* Information provided
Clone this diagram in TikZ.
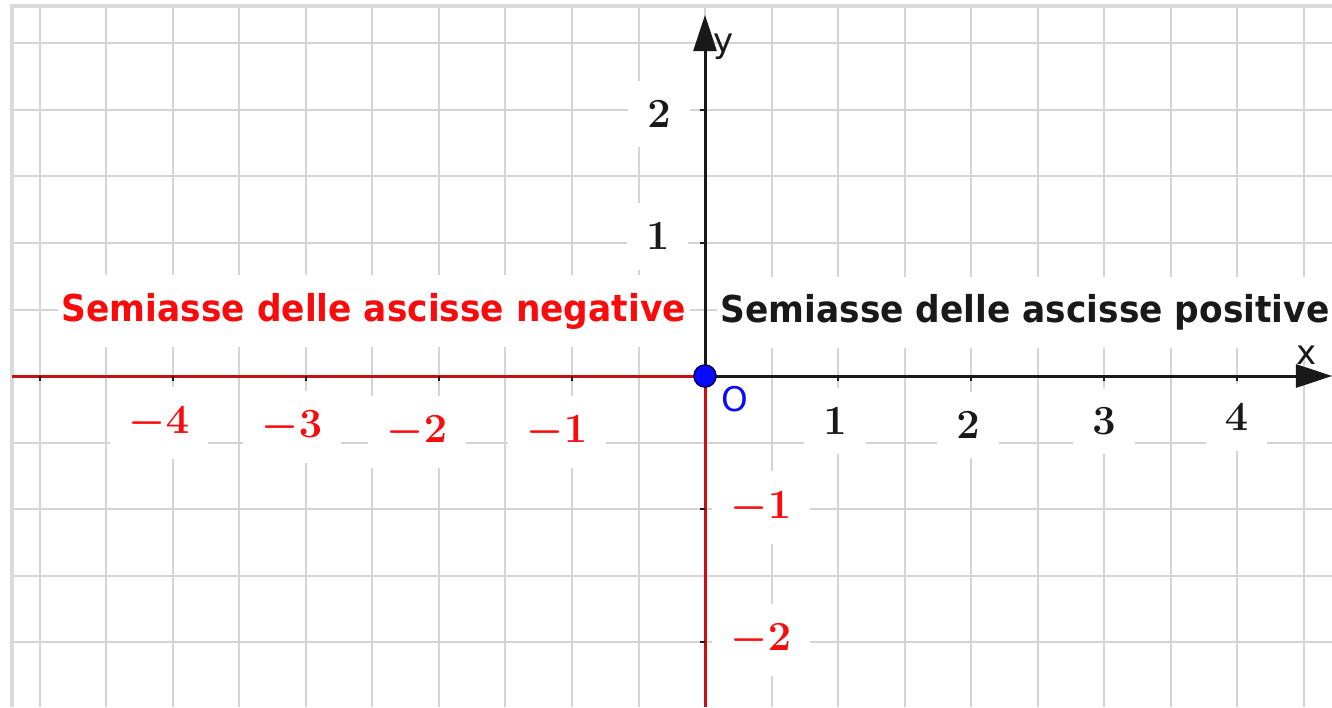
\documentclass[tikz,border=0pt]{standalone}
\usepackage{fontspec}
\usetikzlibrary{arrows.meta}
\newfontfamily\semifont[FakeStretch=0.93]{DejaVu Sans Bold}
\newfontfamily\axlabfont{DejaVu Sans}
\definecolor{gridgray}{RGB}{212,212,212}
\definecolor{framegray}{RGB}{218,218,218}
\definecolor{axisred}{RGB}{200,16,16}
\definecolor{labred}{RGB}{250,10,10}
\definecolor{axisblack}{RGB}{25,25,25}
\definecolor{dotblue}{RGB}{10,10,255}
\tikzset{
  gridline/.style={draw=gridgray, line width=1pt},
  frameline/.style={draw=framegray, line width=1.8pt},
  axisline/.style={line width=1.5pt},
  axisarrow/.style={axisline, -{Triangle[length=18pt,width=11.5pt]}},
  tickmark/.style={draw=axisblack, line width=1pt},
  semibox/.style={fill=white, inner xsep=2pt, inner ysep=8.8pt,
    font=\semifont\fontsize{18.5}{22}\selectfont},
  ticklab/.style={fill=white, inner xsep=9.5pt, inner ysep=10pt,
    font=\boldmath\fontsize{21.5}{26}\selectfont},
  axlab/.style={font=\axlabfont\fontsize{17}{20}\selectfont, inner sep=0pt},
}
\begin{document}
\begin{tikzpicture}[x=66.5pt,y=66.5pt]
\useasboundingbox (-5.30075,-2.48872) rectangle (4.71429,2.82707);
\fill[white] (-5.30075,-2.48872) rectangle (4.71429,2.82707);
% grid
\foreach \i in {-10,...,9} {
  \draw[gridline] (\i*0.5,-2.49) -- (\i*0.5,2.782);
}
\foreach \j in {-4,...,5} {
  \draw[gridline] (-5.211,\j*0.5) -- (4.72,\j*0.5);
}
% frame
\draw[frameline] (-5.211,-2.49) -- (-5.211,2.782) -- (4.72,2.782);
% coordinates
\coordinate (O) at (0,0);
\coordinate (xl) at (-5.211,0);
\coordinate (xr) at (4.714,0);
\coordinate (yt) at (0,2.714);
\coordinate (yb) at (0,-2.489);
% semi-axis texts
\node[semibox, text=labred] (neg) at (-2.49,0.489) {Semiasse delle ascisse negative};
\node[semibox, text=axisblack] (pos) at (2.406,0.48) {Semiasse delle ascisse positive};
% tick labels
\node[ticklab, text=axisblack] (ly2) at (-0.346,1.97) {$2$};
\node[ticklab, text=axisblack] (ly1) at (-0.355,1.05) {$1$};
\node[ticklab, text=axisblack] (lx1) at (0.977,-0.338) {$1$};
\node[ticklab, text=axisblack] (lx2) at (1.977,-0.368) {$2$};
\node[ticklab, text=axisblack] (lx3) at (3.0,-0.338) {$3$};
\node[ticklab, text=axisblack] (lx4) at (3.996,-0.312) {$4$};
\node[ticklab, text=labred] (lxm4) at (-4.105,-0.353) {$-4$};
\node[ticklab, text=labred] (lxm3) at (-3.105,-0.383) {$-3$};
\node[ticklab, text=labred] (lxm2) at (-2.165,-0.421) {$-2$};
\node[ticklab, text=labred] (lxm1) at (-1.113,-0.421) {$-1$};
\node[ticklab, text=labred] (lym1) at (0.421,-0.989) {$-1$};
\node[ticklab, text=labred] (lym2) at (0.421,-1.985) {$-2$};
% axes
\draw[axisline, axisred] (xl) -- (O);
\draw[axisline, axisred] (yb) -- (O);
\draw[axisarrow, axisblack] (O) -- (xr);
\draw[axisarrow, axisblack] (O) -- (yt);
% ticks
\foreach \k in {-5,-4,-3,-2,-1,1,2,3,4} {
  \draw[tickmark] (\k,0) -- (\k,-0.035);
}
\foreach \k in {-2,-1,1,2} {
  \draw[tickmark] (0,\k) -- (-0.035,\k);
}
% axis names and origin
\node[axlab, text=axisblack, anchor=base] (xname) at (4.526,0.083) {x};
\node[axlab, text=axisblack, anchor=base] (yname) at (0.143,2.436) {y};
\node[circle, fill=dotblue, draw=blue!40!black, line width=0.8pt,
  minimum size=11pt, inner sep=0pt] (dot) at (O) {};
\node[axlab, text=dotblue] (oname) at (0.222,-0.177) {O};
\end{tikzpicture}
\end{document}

* What the exercise asks
Write out each line of the data exactly; the images should be left out.

* Answer to the exercise
Clone this diagram in TikZ.
\documentclass[tikz,border=0pt]{standalone}
\usepackage{fontspec}
\usetikzlibrary{arrows.meta}
\newfontfamily\semifont[FakeStretch=0.93]{DejaVu Sans Bold}
\newfontfamily\axlabfont{DejaVu Sans}
\definecolor{gridgray}{RGB}{212,212,212}
\definecolor{framegray}{RGB}{218,218,218}
\definecolor{axisred}{RGB}{200,16,16}
\definecolor{labred}{RGB}{250,10,10}
\definecolor{axisblack}{RGB}{25,25,25}
\definecolor{dotblue}{RGB}{10,10,255}
\tikzset{
  gridline/.style={draw=gridgray, line width=1pt},
  frameline/.style={draw=framegray, line width=1.8pt},
  axisline/.style={line width=1.5pt},
  axisarrow/.style={axisline, -{Triangle[length=18pt,width=11.5pt]}},
  tickmark/.style={draw=axisblack, line width=1pt},
  semibox/.style={fill=white, inner xsep=2pt, inner ysep=8.8pt,
    font=\semifont\fontsize{18.5}{22}\selectfont},
  ticklab/.style={fill=white, inner xsep=9.5pt, inner ysep=10pt,
    font=\boldmath\fontsize{21.5}{26}\selectfont},
  axlab/.style={font=\axlabfont\fontsize{17}{20}\selectfont, inner sep=0pt},
}
\begin{document}
\begin{tikzpicture}[x=66.5pt,y=66.5pt]
\useasboundingbox (-5.30075,-2.48872) rectangle (4.71429,2.82707);
\fill[white] (-5.30075,-2.48872) rectangle (4.71429,2.82707);
% grid
\foreach \i in {-10,...,9} {
  \draw[gridline] (\i*0.5,-2.49) -- (\i*0.5,2.782);
}
\foreach \j in {-4,...,5} {
  \draw[gridline] (-5.211,\j*0.5) -- (4.72,\j*0.5);
}
% frame
\draw[frameline] (-5.211,-2.49) -- (-5.211,2.782) -- (4.72,2.782);
% coordinates
\coordinate (O) at (0,0);
\coordinate (xl) at (-5.211,0);
\coordinate (xr) at (4.714,0);
\coordinate (yt) at (0,2.714);
\coordinate (yb) at (0,-2.489);
% semi-axis texts
\node[semibox, text=labred] (neg) at (-2.49,0.489) {Semiasse delle ascisse negative};
\node[semibox, text=axisblack] (pos) at (2.406,0.48) {Semiasse delle ascisse positive};
% tick labels
\node[ticklab, text=axisblack] (ly2) at (-0.346,1.97) {$2$};
\node[ticklab, text=axisblack] (ly1) at (-0.355,1.05) {$1$};
\node[ticklab, text=axisblack] (lx1) at (0.977,-0.338) {$1$};
\node[ticklab, text=axisblack] (lx2) at (1.977,-0.368) {$2$};
\node[ticklab, text=axisblack] (lx3) at (3.0,-0.338) {$3$};
\node[ticklab, text=axisblack] (lx4) at (3.996,-0.312) {$4$};
\node[ticklab, text=labred] (lxm4) at (-4.105,-0.353) {$-4$};
\node[ticklab, text=labred] (lxm3) at (-3.105,-0.383) {$-3$};
\node[ticklab, text=labred] (lxm2) at (-2.165,-0.421) {$-2$};
\node[ticklab, text=labred] (lxm1) at (-1.113,-0.421) {$-1$};
\node[ticklab, text=labred] (lym1) at (0.421,-0.989) {$-1$};
\node[ticklab, text=labred] (lym2) at (0.421,-1.985) {$-2$};
% axes
\draw[axisline, axisred] (xl) -- (O);
\draw[axisline, axisred] (yb) -- (O);
\draw[axisarrow, axisblack] (O) -- (xr);
\draw[axisarrow, axisblack] (O) -- (yt);
% ticks
\foreach \k in {-5,-4,-3,-2,-1,1,2,3,4} {
  \draw[tickmark] (\k,0) -- (\k,-0.035);
}
\foreach \k in {-2,-1,1,2} {
  \draw[tickmark] (0,\k) -- (-0.035,\k);
}
% axis names and origin
\node[axlab, text=axisblack, anchor=base] (xname) at (4.526,0.083) {x};
\node[axlab, text=axisblack, anchor=base] (yname) at (0.143,2.436) {y};
\node[circle, fill=dotblue, draw=blue!40!black, line width=0.8pt,
  minimum size=11pt, inner sep=0pt] (dot) at (O) {};
\node[axlab, text=dotblue] (oname) at (0.222,-0.177) {O};
\end{tikzpicture}
\end{document}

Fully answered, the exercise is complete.